Why Physical Keyboards are Still Relevant

Jul 22, 2010

With the DROID X sold out, Apple’s iPhone 4 continuing to capture headlines, and the touchscreen market booming, it’s quickly becoming clear that the virtual keyboard is here to stay. And whether consumers like it or not, they will need to live with it.

But what will become of the physical keyboard? Will it join the pantheon of past technology solutions that lacked the longevity so many other technologies have? Some might think so. After all, devices with physical keyboards are slowly leaving store shelves in favor of devices like Apple’s iPhone or the Motorola Droid X that ditch keys for a virtual keyboard.

But I don’t.

Try as we might to get rid of physical keyboards and talk up their supposed obsolescence, there is still a lot of value in traditional typing methods. For one, physical keyboards are far more accurate than their virtual counterparts. And for those of us that have spent years using physical keyboards, typing on a virtual keyboard actually slows us down.

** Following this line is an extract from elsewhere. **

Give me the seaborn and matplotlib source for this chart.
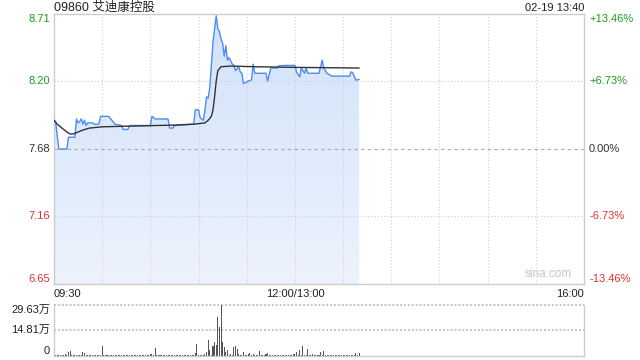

But it goes beyond that. Virtual keyboards are sometimes more trouble than they’re worth. Yes, they’re really neat to show off to friends, but when they auto-correct the wrong word, it makes typing far less efficient than it should be.

There’s another major issue standing in the way of virtual keyboards: they don’t work in most business areas.

Let’s not forget that the majority of sectors in the industry are not capable of accommodating virtual keyboards. As I write this, I’m using a Windows-based desktop that’s connected to a Bluetooth keyboard sitting on the desk in front a monitor. It might be “old school” to some younger tech users, but it’s the way in which millions of people around the globe are interacting with the digital world. Are they going to be expected to change all that when they know that doing so will make them less efficient? I just don’t see the average, novice tech user buying a 24-inch display, placing it on their laps, and typing out messages as with a virtual keyboard. It makes little sense.

The enterprise is another space where the prospect of virtual keyboards falls short. In the corporate world, productivity reigns supreme. Considering virtual keyboards typically make users far less productive than physical keyboards, companies will likely be hard-pressed to switch to a different input system just because Steve Jobs thinks it’s the better way. In the enterprise, profits mean everything. And virtual keyboards can hurt those profits.

So, before we put the last nail in the physical keyboard’s coffin, maybe it’s time to take a step back and realize that it’s with us for the long haul. With there eventually be a better way? Possibly. But for the next decade, I’d say physical keyboards will stick with us. They’re still too efficient, useful, and perhaps most importantly, accurate, to be replaced by a virtual counterpart.

It might be old school, but you know what? Old school works just fine for me.